Payi’s comments come after Momentum warned that spending cuts would weigh on South Africa’s fragile social fabric and increase the risk of social unrest.
Herman van Papendorp, head of investment research and asset allocation at Momentum Investments, warned of severe consequences linked to spending cuts.
Real government spending in per capita terms in South Africa has stagnated over the past decade.
“Proposed austerity measures are likely to weigh more heavily on the country’s fragile social fabric,” he said.
“This risks an elevation in service delivery protests in the medium to longer term, in our opinion.”
Payi said South Africa has the fourth highest risk of social unrest globally due to the country’s high unemployment rate and inequality.
He said investors are noticing this and have seen the destruction caused by previous social unrest, like the 2021 July riots or the Cape Town taxi strike earlier this year.
The risk of social unrest will likely also increase as the country approaches an election year in 2024.
Payi said that, ahead of the elections, there will likely be increased instability again “as people start to express their unhappiness given the economic conditions they find themselves in”.
Youth unemployment, in particular, presents a significant risk in South Africa.
Earlier this year, the United Nations Development Programme (UNDP) warned that South Africa’s high unemployment rate, particularly among its youth, is a “ticking time bomb” that could result in social unrest.

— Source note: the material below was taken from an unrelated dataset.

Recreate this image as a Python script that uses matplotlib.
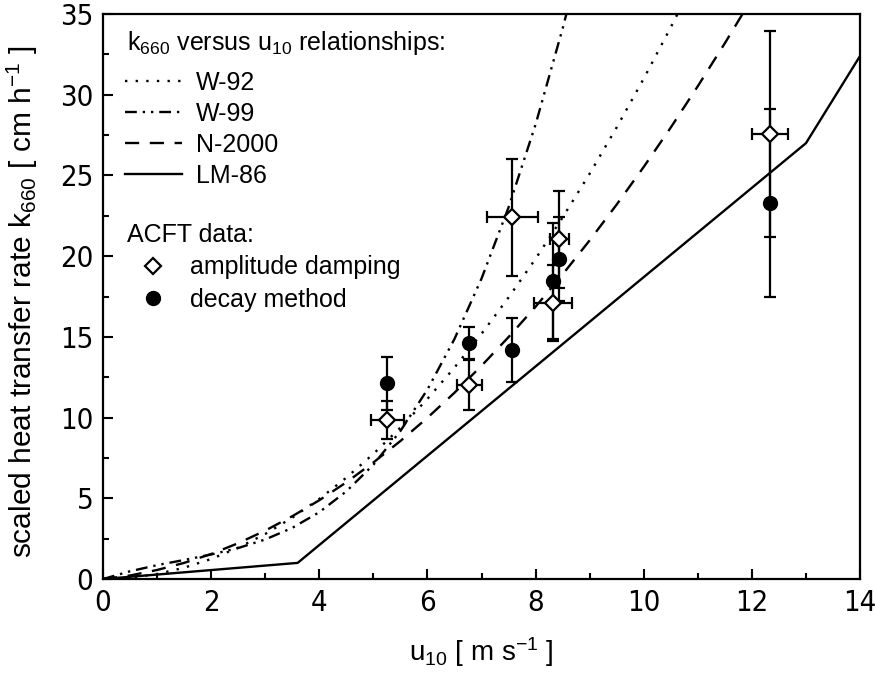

The Spectator Index’s 2023 youth unemployment rate list revealed that South Africa has the worst youth unemployment among all included countries.
South Africa has over 10 million young people aged 15 to 24 years, and of these, only 2.5 million were in the labour force, either employed or unemployed.
The largest share, 7.7 million, of this group of young people are those out of the labour force.
Payi agreed with this, saying the biggest risk of social unrest comes when the youth gives in to despair and gives up hope of finding a job due to a lack of skills.
This highlights the need to upskill South Africa’s youth to give them access to the economy.